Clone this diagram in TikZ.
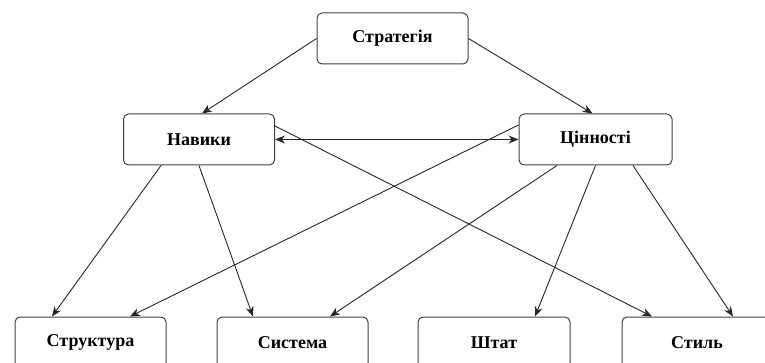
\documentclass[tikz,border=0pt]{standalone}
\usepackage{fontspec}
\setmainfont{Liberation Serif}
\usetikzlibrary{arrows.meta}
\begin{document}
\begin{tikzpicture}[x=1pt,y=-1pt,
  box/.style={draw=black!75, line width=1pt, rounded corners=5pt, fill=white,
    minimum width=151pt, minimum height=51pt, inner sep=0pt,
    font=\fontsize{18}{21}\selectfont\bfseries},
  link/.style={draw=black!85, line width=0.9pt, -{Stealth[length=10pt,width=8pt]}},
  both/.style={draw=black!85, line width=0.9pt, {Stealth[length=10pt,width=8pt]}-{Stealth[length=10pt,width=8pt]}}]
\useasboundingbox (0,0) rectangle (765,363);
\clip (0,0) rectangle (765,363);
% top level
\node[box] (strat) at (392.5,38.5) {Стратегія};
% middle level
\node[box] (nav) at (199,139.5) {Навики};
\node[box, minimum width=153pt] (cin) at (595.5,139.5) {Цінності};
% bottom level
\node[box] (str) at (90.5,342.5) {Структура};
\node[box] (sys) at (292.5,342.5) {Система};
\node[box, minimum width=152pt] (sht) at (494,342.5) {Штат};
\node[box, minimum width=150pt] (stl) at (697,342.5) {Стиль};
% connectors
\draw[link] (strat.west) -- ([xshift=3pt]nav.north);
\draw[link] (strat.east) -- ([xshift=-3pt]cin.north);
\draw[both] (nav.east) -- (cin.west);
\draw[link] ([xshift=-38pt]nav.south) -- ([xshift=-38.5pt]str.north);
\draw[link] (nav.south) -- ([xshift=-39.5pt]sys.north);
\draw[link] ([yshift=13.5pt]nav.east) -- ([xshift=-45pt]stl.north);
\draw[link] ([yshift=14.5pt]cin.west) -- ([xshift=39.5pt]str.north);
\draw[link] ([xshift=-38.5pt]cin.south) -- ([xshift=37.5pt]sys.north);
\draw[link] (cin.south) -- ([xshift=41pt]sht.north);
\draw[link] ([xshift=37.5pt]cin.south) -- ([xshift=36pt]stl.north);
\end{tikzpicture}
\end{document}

# # # #

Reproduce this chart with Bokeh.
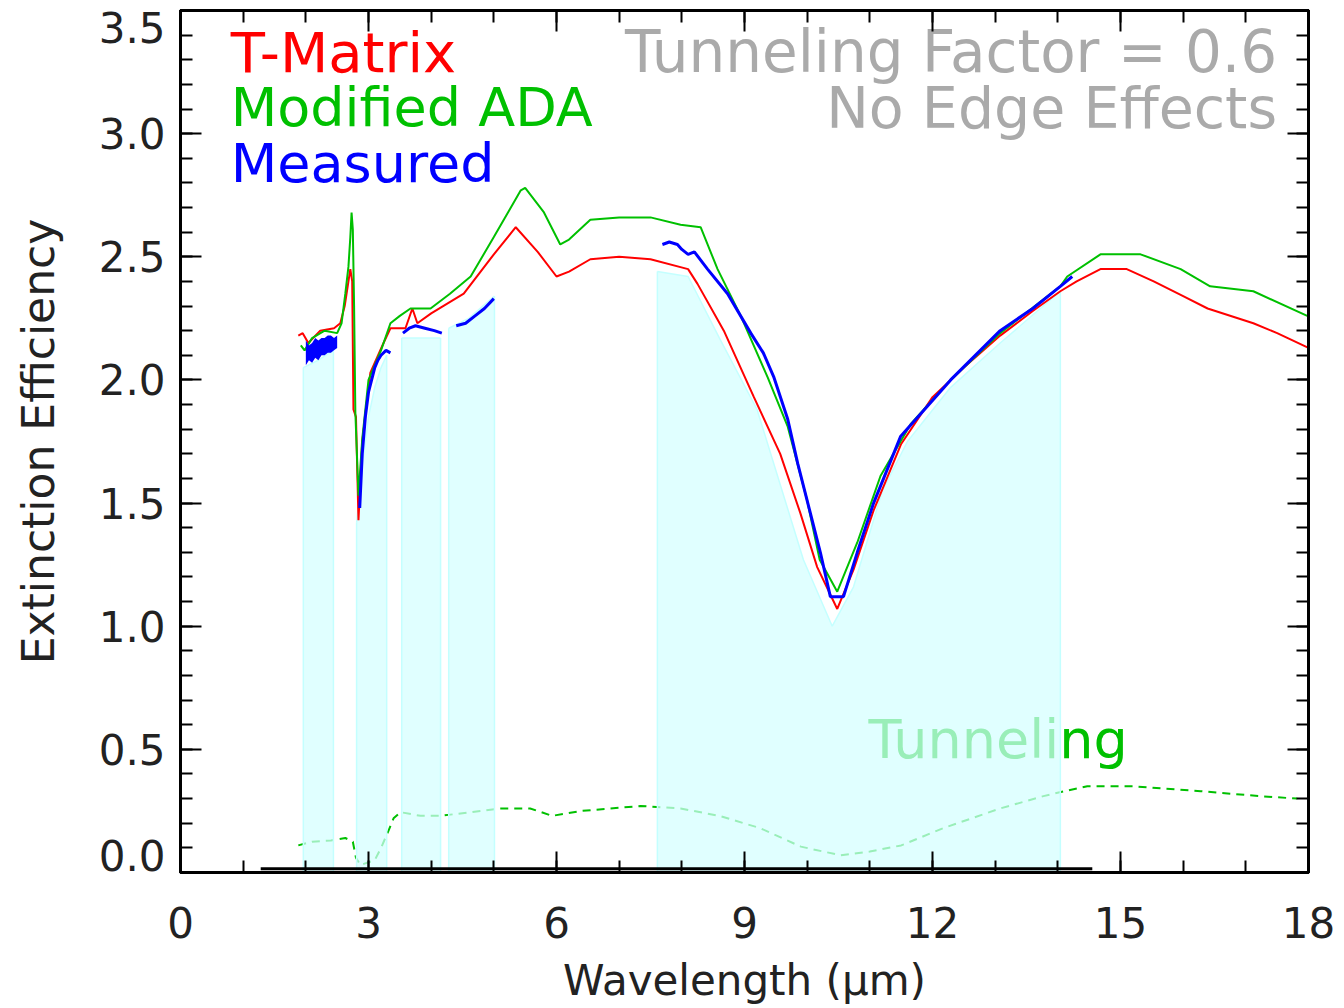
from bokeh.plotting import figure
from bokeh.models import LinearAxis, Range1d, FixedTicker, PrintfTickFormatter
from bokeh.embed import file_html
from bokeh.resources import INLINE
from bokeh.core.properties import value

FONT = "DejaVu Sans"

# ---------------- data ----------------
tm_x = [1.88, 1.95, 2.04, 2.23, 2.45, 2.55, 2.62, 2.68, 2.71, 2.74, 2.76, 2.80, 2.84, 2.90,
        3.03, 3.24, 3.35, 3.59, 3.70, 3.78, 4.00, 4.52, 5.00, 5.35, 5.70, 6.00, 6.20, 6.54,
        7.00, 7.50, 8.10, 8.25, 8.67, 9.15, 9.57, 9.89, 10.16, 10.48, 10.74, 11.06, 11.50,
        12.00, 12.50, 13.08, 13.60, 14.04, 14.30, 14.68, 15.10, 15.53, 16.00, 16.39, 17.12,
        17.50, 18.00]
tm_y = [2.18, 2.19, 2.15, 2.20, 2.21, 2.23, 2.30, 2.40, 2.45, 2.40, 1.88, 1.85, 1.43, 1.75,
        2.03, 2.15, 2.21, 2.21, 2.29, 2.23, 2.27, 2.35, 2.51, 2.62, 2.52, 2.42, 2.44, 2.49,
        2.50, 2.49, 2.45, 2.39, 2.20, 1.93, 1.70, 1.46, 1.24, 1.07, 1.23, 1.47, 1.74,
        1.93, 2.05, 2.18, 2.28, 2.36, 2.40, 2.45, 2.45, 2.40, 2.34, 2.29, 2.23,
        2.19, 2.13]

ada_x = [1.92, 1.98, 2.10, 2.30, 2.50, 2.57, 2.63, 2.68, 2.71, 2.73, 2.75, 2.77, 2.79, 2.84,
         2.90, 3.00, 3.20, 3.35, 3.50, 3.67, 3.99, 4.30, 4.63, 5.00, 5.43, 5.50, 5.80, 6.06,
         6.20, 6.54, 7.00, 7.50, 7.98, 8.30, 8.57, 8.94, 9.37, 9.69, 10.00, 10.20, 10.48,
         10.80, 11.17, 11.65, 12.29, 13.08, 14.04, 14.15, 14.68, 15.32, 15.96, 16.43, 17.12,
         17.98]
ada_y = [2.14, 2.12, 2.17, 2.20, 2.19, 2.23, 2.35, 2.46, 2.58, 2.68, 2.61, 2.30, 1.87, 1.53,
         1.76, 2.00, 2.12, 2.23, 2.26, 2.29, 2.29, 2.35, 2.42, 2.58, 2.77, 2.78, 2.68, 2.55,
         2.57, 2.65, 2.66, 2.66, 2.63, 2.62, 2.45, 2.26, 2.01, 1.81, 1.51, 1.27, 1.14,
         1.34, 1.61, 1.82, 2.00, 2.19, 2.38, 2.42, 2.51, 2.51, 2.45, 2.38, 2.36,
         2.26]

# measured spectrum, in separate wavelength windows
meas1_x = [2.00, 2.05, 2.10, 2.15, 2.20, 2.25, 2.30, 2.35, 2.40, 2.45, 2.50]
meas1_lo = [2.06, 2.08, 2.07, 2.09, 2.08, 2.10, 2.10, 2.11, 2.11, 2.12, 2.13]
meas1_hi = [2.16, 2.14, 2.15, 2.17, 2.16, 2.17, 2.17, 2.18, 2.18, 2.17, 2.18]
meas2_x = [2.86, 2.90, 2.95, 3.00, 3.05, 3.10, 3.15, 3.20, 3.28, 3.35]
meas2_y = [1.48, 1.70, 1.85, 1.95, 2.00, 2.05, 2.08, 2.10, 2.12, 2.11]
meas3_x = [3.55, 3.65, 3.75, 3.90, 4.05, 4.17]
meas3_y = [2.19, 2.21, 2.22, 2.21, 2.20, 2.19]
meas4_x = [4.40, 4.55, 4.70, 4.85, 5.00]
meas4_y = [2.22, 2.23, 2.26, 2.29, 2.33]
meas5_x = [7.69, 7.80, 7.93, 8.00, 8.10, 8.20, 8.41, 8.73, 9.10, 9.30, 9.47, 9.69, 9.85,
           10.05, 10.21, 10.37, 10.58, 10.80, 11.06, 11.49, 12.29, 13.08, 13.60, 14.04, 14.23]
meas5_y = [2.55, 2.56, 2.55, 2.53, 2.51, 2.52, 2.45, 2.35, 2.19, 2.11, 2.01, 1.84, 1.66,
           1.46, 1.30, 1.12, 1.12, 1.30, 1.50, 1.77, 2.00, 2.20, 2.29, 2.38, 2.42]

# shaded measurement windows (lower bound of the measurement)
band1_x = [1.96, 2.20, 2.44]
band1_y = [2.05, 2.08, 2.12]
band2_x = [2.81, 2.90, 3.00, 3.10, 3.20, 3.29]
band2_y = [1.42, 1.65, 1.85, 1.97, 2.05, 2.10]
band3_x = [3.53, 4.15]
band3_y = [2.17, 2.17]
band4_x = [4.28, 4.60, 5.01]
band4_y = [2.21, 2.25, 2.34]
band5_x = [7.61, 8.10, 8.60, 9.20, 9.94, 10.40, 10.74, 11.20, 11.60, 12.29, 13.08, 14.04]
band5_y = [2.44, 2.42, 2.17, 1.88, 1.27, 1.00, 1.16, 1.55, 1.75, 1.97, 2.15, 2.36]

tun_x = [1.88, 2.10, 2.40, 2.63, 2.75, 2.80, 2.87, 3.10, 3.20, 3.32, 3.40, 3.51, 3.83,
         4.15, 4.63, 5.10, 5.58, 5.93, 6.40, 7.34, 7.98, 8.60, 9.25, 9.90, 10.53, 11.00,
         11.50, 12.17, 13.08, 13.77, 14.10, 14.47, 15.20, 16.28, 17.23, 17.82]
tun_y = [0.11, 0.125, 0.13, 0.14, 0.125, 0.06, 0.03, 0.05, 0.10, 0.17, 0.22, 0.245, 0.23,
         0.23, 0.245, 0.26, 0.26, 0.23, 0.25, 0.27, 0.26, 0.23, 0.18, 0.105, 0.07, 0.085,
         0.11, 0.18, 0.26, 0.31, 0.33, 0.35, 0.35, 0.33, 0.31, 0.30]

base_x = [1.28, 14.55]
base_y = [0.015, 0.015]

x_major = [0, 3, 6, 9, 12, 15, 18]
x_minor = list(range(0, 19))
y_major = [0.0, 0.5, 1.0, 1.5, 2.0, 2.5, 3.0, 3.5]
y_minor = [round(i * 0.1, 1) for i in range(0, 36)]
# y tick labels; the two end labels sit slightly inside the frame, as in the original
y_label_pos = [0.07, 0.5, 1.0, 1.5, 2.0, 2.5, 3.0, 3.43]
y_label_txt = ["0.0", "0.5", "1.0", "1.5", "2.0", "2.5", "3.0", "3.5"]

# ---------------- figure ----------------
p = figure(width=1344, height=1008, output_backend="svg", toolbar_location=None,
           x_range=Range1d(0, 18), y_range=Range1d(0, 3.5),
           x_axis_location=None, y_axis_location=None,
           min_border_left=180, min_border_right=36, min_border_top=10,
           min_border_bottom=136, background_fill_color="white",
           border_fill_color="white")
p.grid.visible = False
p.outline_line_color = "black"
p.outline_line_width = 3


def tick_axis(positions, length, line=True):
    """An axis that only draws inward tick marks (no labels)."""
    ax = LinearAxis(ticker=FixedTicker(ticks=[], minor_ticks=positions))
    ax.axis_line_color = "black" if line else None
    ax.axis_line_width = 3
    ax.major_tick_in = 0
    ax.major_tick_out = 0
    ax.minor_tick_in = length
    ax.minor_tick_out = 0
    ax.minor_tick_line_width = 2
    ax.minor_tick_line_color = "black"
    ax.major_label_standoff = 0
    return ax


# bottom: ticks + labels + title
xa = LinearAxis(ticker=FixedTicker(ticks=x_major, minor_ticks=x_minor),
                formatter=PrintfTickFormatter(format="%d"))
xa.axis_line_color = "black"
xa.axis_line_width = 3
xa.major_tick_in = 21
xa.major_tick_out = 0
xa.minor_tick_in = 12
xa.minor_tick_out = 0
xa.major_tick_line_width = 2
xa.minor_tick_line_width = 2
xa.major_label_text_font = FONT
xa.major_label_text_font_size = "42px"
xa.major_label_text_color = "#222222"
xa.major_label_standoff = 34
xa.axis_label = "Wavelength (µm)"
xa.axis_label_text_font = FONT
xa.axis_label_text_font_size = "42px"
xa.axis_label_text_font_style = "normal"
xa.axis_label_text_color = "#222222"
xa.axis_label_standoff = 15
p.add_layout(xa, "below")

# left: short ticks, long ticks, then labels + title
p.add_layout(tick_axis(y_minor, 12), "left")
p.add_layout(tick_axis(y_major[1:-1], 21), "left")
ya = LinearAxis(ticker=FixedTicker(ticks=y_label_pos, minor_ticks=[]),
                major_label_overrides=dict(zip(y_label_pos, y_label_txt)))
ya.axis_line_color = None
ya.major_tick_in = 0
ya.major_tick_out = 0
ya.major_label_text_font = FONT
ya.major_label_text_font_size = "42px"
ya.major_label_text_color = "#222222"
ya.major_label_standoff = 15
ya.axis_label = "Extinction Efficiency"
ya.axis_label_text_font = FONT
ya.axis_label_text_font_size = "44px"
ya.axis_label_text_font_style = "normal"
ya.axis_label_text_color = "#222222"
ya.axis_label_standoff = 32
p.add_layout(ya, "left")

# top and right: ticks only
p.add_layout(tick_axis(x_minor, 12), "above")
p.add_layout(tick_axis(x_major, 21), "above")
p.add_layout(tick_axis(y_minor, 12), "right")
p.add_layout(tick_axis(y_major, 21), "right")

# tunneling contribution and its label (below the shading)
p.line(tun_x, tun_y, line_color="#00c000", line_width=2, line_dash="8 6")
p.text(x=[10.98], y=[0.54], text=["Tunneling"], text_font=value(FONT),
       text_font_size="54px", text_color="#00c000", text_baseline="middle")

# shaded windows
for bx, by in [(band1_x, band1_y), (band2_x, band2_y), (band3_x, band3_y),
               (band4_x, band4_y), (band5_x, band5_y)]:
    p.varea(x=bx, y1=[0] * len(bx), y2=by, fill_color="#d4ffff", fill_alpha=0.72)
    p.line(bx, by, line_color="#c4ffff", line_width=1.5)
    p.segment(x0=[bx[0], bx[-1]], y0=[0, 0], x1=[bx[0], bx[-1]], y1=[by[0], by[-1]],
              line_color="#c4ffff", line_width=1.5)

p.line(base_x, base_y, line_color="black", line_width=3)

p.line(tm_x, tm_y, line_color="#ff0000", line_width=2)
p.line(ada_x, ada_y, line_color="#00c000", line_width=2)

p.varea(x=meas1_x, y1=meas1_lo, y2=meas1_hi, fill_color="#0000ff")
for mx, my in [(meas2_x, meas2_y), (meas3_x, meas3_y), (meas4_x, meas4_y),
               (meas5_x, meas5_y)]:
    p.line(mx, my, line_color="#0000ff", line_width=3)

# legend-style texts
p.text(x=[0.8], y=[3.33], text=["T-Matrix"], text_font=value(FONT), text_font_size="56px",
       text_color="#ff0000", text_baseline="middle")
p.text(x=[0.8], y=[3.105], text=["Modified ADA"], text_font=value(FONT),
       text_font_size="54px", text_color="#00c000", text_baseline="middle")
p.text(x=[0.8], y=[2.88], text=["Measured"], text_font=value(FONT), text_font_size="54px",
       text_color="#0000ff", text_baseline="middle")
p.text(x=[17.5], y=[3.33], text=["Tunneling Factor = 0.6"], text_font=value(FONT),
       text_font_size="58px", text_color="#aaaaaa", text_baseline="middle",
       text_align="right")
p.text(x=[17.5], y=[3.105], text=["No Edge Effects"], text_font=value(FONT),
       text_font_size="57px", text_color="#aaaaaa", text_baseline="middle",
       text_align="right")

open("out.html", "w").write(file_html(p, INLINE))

# # # #

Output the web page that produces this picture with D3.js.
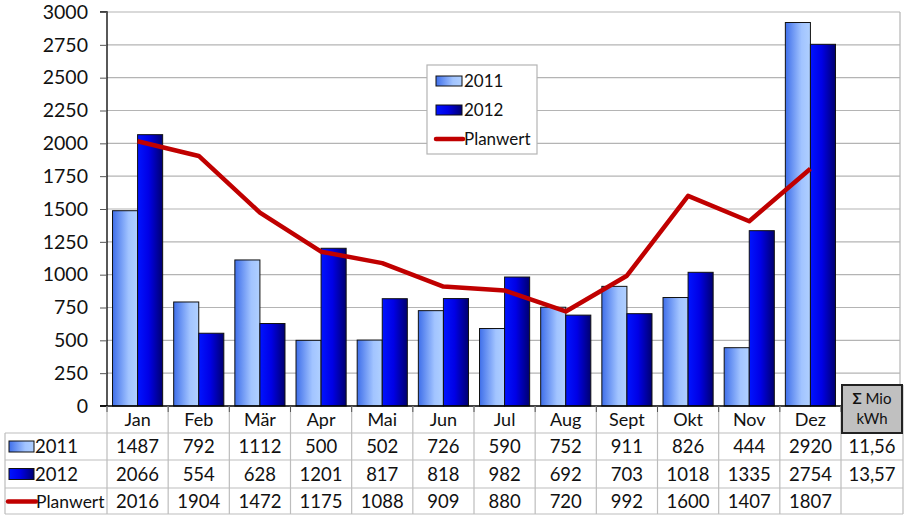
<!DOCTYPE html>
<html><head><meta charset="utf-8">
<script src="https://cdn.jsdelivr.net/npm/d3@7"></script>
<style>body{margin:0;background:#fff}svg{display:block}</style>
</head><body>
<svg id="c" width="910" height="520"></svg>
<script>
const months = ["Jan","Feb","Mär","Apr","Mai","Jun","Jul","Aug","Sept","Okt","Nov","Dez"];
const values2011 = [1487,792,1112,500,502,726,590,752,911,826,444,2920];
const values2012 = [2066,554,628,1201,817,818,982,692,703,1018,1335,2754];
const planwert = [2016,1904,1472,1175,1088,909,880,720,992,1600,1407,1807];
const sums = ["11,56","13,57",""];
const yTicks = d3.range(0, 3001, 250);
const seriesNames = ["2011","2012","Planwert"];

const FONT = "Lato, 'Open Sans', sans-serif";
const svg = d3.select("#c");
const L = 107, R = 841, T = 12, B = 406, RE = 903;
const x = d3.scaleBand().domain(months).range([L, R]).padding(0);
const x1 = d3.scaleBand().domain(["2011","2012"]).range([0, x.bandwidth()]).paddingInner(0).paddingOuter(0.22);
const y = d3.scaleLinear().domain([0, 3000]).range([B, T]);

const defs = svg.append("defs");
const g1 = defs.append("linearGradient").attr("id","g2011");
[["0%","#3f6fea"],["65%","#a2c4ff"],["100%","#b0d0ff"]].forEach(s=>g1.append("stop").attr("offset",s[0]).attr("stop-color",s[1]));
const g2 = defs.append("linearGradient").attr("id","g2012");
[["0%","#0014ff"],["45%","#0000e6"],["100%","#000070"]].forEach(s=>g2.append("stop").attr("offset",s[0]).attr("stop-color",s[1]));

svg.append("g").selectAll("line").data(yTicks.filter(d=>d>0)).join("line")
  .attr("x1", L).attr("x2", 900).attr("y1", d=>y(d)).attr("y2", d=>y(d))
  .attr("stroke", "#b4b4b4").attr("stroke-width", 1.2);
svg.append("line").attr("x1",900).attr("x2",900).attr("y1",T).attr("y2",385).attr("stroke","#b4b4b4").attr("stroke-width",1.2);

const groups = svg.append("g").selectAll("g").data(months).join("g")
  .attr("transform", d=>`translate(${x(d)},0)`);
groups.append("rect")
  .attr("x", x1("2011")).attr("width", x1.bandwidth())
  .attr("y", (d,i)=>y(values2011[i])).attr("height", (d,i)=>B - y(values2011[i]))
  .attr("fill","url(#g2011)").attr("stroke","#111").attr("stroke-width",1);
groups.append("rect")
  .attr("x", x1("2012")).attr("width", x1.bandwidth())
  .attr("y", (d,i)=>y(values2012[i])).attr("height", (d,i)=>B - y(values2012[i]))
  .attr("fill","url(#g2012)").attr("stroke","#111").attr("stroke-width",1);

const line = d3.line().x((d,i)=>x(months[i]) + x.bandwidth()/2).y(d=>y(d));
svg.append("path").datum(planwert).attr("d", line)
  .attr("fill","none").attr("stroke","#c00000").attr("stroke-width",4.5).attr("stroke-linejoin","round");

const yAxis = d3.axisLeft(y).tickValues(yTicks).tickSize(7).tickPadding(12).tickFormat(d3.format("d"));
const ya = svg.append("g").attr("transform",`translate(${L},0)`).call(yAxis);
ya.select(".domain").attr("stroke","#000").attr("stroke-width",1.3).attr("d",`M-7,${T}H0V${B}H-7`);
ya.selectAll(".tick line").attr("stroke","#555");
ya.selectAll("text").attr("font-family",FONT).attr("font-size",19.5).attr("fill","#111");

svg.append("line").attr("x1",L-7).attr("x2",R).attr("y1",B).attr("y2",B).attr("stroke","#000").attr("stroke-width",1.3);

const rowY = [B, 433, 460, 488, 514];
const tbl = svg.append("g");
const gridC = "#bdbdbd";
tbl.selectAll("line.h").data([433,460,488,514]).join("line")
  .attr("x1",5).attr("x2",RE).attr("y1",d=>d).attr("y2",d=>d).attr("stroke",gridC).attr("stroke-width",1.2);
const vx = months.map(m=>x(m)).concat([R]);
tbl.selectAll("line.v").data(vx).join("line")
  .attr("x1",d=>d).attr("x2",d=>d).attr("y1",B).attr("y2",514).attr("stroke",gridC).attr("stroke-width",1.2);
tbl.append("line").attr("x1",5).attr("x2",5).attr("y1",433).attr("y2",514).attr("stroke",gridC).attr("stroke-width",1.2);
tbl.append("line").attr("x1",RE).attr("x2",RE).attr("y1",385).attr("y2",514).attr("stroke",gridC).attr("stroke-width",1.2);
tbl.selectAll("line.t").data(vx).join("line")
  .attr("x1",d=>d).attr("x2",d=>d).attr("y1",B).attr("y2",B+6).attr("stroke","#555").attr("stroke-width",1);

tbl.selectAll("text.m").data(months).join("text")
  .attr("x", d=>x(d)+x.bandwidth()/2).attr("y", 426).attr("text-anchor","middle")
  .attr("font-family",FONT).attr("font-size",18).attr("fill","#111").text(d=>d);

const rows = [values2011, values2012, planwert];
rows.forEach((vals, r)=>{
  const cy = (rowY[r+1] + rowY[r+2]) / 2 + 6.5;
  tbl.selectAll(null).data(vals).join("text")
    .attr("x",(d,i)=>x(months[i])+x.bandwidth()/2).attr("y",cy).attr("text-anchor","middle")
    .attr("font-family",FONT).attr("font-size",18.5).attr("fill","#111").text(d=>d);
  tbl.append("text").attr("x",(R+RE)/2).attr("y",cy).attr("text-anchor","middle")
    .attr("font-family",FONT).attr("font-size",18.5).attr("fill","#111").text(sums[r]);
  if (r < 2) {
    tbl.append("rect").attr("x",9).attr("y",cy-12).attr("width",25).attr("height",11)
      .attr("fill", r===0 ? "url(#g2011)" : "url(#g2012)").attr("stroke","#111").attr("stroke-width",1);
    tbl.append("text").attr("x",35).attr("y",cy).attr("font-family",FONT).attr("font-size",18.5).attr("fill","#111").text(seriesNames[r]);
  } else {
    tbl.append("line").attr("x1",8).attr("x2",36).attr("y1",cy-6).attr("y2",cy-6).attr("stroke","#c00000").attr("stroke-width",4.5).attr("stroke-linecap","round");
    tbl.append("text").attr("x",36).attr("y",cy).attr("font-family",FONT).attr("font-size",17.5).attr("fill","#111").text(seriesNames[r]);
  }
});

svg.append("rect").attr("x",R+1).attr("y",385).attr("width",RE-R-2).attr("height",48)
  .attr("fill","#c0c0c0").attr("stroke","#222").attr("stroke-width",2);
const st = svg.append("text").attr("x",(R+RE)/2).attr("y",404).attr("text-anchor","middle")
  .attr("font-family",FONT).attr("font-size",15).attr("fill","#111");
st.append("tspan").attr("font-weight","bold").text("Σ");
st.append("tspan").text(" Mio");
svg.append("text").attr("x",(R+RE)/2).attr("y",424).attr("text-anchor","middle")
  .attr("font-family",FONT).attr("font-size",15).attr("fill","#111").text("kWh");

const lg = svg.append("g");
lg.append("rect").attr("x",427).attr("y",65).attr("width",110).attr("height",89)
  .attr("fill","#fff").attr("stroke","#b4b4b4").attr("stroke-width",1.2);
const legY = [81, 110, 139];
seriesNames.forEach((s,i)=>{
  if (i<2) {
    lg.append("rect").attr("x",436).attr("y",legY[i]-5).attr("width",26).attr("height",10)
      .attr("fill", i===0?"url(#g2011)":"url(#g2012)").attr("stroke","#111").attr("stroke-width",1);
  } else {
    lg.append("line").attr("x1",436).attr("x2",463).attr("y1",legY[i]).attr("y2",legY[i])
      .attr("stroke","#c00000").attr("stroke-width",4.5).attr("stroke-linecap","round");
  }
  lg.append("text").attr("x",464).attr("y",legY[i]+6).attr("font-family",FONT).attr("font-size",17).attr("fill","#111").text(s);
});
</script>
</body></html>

# # # #

> [What is needed] From the records above, quote word for word only the lines beginning at the line that has "Output the web" and stopping after the line that has "const y = d3.scaleLinear().domain([0, 3000]).range([B, T]);". Omit the pictures.

> [The result]
Output the web page that produces this picture with D3.js.
<!DOCTYPE html>
<html><head><meta charset="utf-8">
<script src="https://cdn.jsdelivr.net/npm/d3@7"></script>
<style>body{margin:0;background:#fff}svg{display:block}</style>
</head><body>
<svg id="c" width="910" height="520"></svg>
<script>
const months = ["Jan","Feb","Mär","Apr","Mai","Jun","Jul","Aug","Sept","Okt","Nov","Dez"];
const values2011 = [1487,792,1112,500,502,726,590,752,911,826,444,2920];
const values2012 = [2066,554,628,1201,817,818,982,692,703,1018,1335,2754];
const planwert = [2016,1904,1472,1175,1088,909,880,720,992,1600,1407,1807];
const sums = ["11,56","13,57",""];
const yTicks = d3.range(0, 3001, 250);
const seriesNames = ["2011","2012","Planwert"];

const FONT = "Lato, 'Open Sans', sans-serif";
const svg = d3.select("#c");
const L = 107, R = 841, T = 12, B = 406, RE = 903;
const x = d3.scaleBand().domain(months).range([L, R]).padding(0);
const x1 = d3.scaleBand().domain(["2011","2012"]).range([0, x.bandwidth()]).paddingInner(0).paddingOuter(0.22);
const y = d3.scaleLinear().domain([0, 3000]).range([B, T]);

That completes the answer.